A number of bronze casts of Danseuse, arabesque ouverte sur la jambe droite, bras gauche dans la ligne are now in international museums including the Fogg Art Museum in Cambridge, Massachusetts, Musée d'Orsay in Paris, Museu de Arte de São Paolo and Ny Carlsberg Glyptotek in Copenhagen.
Degas in Britain
The present work was one of a group of Degas bronzes owned by the Parisian dealer and collector Max Kaganovitch. The bronzes formed the basis of the 1951-52 Degas exhibition at the Kunstmusem in Bern and were acquired as a group by the British gallery Alex. Reid & Lefevre in September 1951.
The acquisition of these works continued a long association between the name of Alex Reid and the works of Degas. Reid was a visionary, among the first to recognise the appeal of the French Impressionists and Post-Impressionists and largely responsible for introducing them to British collectors. A Glaswegian by birth, Reid's interest in contemporary French painting began during the years he spent in Paris from 1886 until 1888 working for Theo van Gogh at Boussod, Valadon et Cie. and painting alongside his brother Vincent. When he returned to Glasgow in 1888 paintings by Degas were among the works that he brought with him. Initially it proved difficult to convince British collectors of the merits of these 'new' French artists but Reid persevered and following the First World War and the emergence of a subsequent generation of collectors his gallery began to flourish.
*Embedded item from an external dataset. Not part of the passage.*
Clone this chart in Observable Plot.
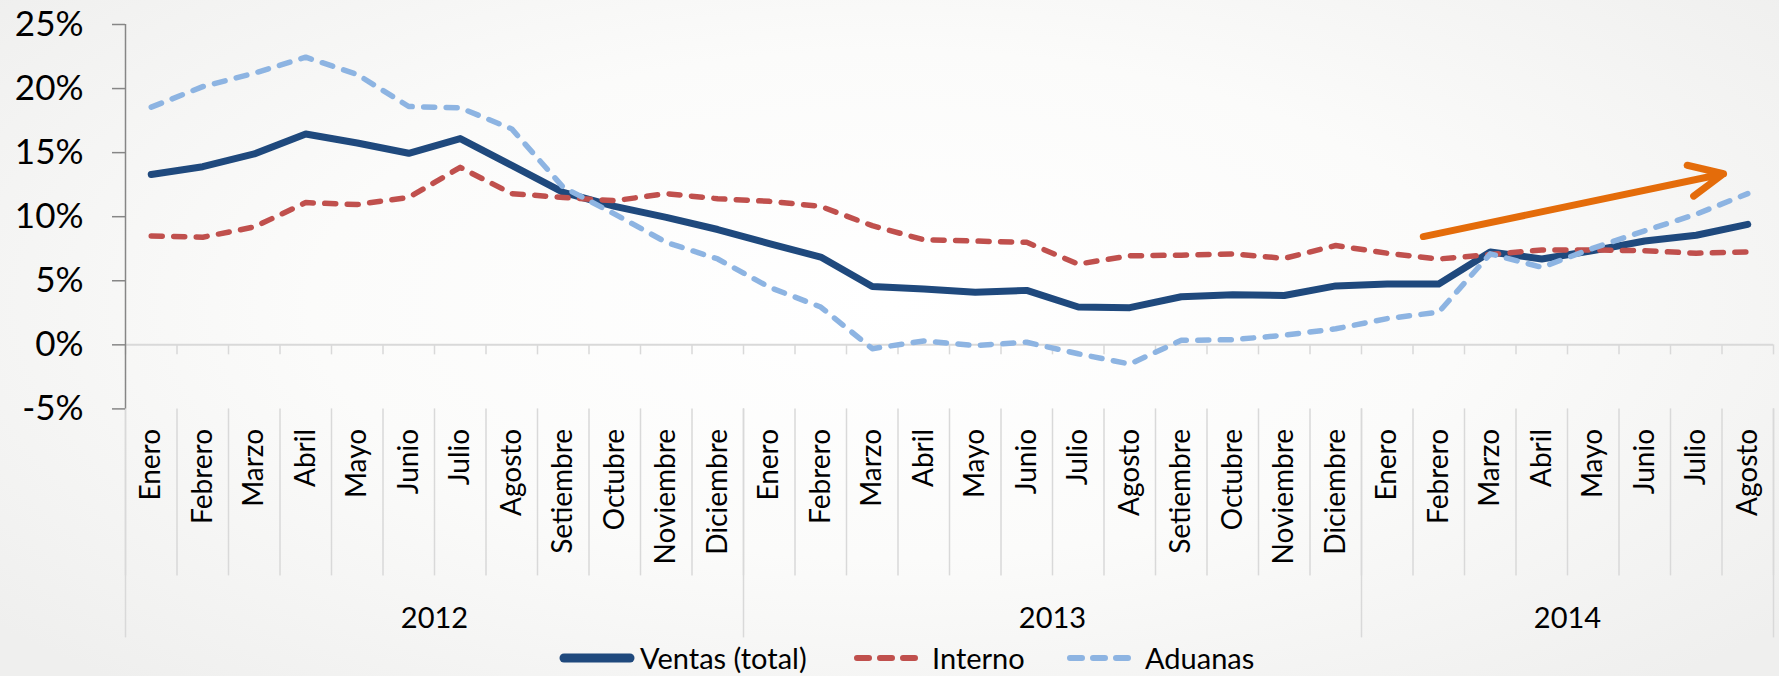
<!DOCTYPE html>
<html>
<head>
<meta charset="utf-8">
<script src="https://cdn.jsdelivr.net/npm/d3@7"></script>
<script src="https://cdn.jsdelivr.net/npm/@observablehq/plot@0.6"></script>
<style>
  html, body { margin: 0; padding: 0; }
  body {
    width: 1779px; height: 676px; overflow: hidden;
    background: radial-gradient(ellipse 65% 75% at 50% 45%, #ffffff 0%, #fbfbfa 50%, #efefee 100%);
    font-family: Lato, sans-serif;
  }
  #chart svg { display: block; }
  #legend { position: relative; height: 36px; width: 1779px; }
  .item { position: absolute; top: 0; height: 36px; display: flex; align-items: center; }
  .item span { font-size: 29px; color: #000; line-height: 36px; margin-left: 4px; }
</style>
</head>
<body>
<div id="chart"></div>
<div id="legend"></div>
<script>
// ---- data ----
const monthNames = ["Enero","Febrero","Marzo","Abril","Mayo","Junio","Julio","Agosto","Setiembre","Octubre","Noviembre","Diciembre"];
const years = ["2012", "2013", "2014"];
const monthsPerYear = [12, 12, 8];

const ventas  = [13.3, 13.9, 14.9, 16.45, 15.75, 14.95, 16.1, 14.0, 11.9, 10.8, 9.95, 9.0,
                 7.9, 6.85, 4.55, 4.35, 4.1, 4.25, 2.95, 2.9, 3.75, 3.9, 3.85, 4.6,
                 4.75, 4.75, 7.25, 6.7, 7.35, 8.1, 8.55, 9.4];
const interno = [8.5, 8.4, 9.2, 11.1, 10.95, 11.5, 13.85, 11.8, 11.5, 11.25, 11.8, 11.4,
                 11.2, 10.8, 9.3, 8.2, 8.1, 8.0, 6.3, 6.95, 7.0, 7.1, 6.75, 7.75,
                 7.15, 6.7, 7.05, 7.4, 7.4, 7.35, 7.15, 7.25];
const aduanas = [18.55, 20.15, 21.2, 22.45, 21.1, 18.6, 18.5, 16.85, 12.3, 10.2, 8.0, 6.7,
                 4.5, 2.95, -0.3, 0.3, -0.05, 0.2, -0.7, -1.5, 0.35, 0.4, 0.75, 1.25,
                 2.05, 2.55, 7.1, 6.05, 7.55, 8.9, 10.2, 11.8];
const yTicks = [-5, 0, 5, 10, 15, 20, 25];
// trend arrow (x in month-index units, y in %)
const trendArrow = [{x1: 24.7, y1: 8.45, x2: 30.53, y2: 13.35}];

const seriesNames = ["Ventas (total)", "Interno", "Aduanas"];
const seriesColors = ["#1F497D", "#C0504D", "#8DB4E2"];

// ---- derived tables ----
const categories = [];
years.forEach((yr, j) => {
  for (let m = 0; m < monthsPerYear[j]; m++) categories.push({year: yr, month: monthNames[m]});
});
const n = categories.length;
const idx = d3.range(n);
const rows = idx.map(i => ({i, ventas: ventas[i], interno: interno[i], aduanas: aduanas[i]}));
const bounds = d3.range(n + 1).map(k => k - 0.5);
const cum = d3.cumsum(monthsPerYear);
const yearBounds = [-0.5, ...Array.from(cum, c => c - 0.5)];
const yearCenters = years.map((yr, j) => ({year: yr, x: (yearBounds[j] + yearBounds[j + 1]) / 2}));

// ---- layout ----
const W = 1779, H = 640, mTop = 24, mBottom = 231.6, mLeft = 125, mRight = 6;
const yMin = -5, yMax = 25;
const pxPerUnit = (H - mTop - mBottom) / (yMax - yMin);
const below = px => yMin - px / pxPerUnit; // value located px pixels below the frame

const chart = Plot.plot({
  width: W, height: H,
  marginTop: mTop, marginBottom: mBottom, marginLeft: mLeft, marginRight: mRight,
  x: {domain: [-0.5, n - 0.5], axis: null},
  y: {domain: [yMin, yMax], axis: null},
  style: {background: "transparent", fontFamily: "Lato, sans-serif", color: "#000", overflow: "visible"},
  marks: [
    // category separators in the label area
    Plot.ruleX(bounds, {x: d => d, y1: yMin, y2: below(167), stroke: "#d9d9d9", strokeWidth: 1.5, clip: false}),
    Plot.ruleX(yearBounds, {x: d => d, y1: yMin, y2: below(229), stroke: "#d9d9d9", strokeWidth: 1.5, clip: false}),
    // category axis at 0 with small ticks
    Plot.ruleY([0], {stroke: "#d9d9d9", strokeWidth: 2}),
    Plot.ruleX(bounds, {x: d => d, y1: 0, y2: -10 / pxPerUnit, stroke: "#d9d9d9", strokeWidth: 1.5}),
    // value axis
    Plot.ruleX([-0.5], {stroke: "#868686", strokeWidth: 1.5}),
    Plot.axisY({ticks: yTicks, tickFormat: d => d + "%", tickSize: 13, tickPadding: 29, fontSize: 35,
                stroke: "#868686", strokeWidth: 1.5, label: null}),
    // month labels
    Plot.text(idx, {x: d => d, text: d => categories[d].month, frameAnchor: "bottom", dy: 20,
                    rotate: -90, textAnchor: "end", lineAnchor: "middle", fontSize: 28, fill: "#000"}),
    // year labels
    Plot.text(yearCenters, {x: "x", text: "year", frameAnchor: "bottom", dy: 210,
                            lineAnchor: "middle", fontSize: 29, fill: "#000"}),
    // series
    Plot.lineY(rows, {x: "i", y: "ventas", stroke: seriesColors[0], strokeWidth: 7,
                      strokeLinecap: "round", strokeLinejoin: "round"}),
    Plot.lineY(rows, {x: "i", y: "interno", stroke: seriesColors[1], strokeWidth: 5.5,
                      strokeDasharray: "11,11.5", strokeLinecap: "round", strokeLinejoin: "round"}),
    Plot.lineY(rows, {x: "i", y: "aduanas", stroke: seriesColors[2], strokeWidth: 5.5,
                      strokeDasharray: "11,11.5", strokeLinecap: "round", strokeLinejoin: "round"}),
    // trend arrow
    Plot.arrow(trendArrow, {x1: "x1", y1: "y1", x2: "x2", y2: "y2", stroke: "#E46C0A",
                            strokeWidth: 7, headAngle: 50, headLength: 8, strokeLinecap: "round"})
  ]
});
document.getElementById("chart").appendChild(chart);

// ---- legend ----
const legend = document.getElementById("legend");
const legendLeft = [556, 850, 1063];
seriesNames.forEach((name, j) => {
  const item = document.createElement("div");
  item.className = "item";
  item.style.left = legendLeft[j] + "px";
  const ns = "http://www.w3.org/2000/svg";
  const sw = document.createElementNS(ns, "svg");
  const w = j === 0 ? 80 : 70;
  sw.setAttribute("width", w); sw.setAttribute("height", 20);
  const ln = document.createElementNS(ns, "line");
  ln.setAttribute("y1", 10); ln.setAttribute("y2", 10);
  ln.setAttribute("stroke", seriesColors[j]);
  ln.setAttribute("stroke-linecap", "round");
  if (j === 0) {
    ln.setAttribute("x1", 8); ln.setAttribute("x2", 74); ln.setAttribute("stroke-width", 9);
  } else {
    ln.setAttribute("x1", 7); ln.setAttribute("x2", 65); ln.setAttribute("stroke-width", 6);
    ln.setAttribute("stroke-dasharray", "12,11");
  }
  sw.appendChild(ln);
  const t = document.createElement("span");
  t.textContent = name;
  if (j > 0) t.style.marginLeft = "12px";
  item.appendChild(sw); item.appendChild(t);
  legend.appendChild(item);
});
</script>
</body>
</html>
In 1919 he held a hugely successful exhibition - both financially and critically - at the McLellan Galleries in Glasgow, and soon after detected an appetite for modern French art in London. He and his son, A.J. McNeill Reid, joined forces with his former rival Ernest Lefevre in 1923, organising exhibitions in London and Glasgow before formally combining their businesses in 1926.
Degas continued to be central to the gallery's success and Reid was key in introducing his work to the most important British collectors of the time; this included helping to build William Burrell's celebrated collection of works by the artist, among which is the masterpiece La Répétition (fig. 1).
Having been acquired by Alex. Reid & Lefevre, the present work was included in the gallery's major Degas exhibition in 1958 and passed into the personal collection of A.J. McNeill Reid. It has remained with his family ever since.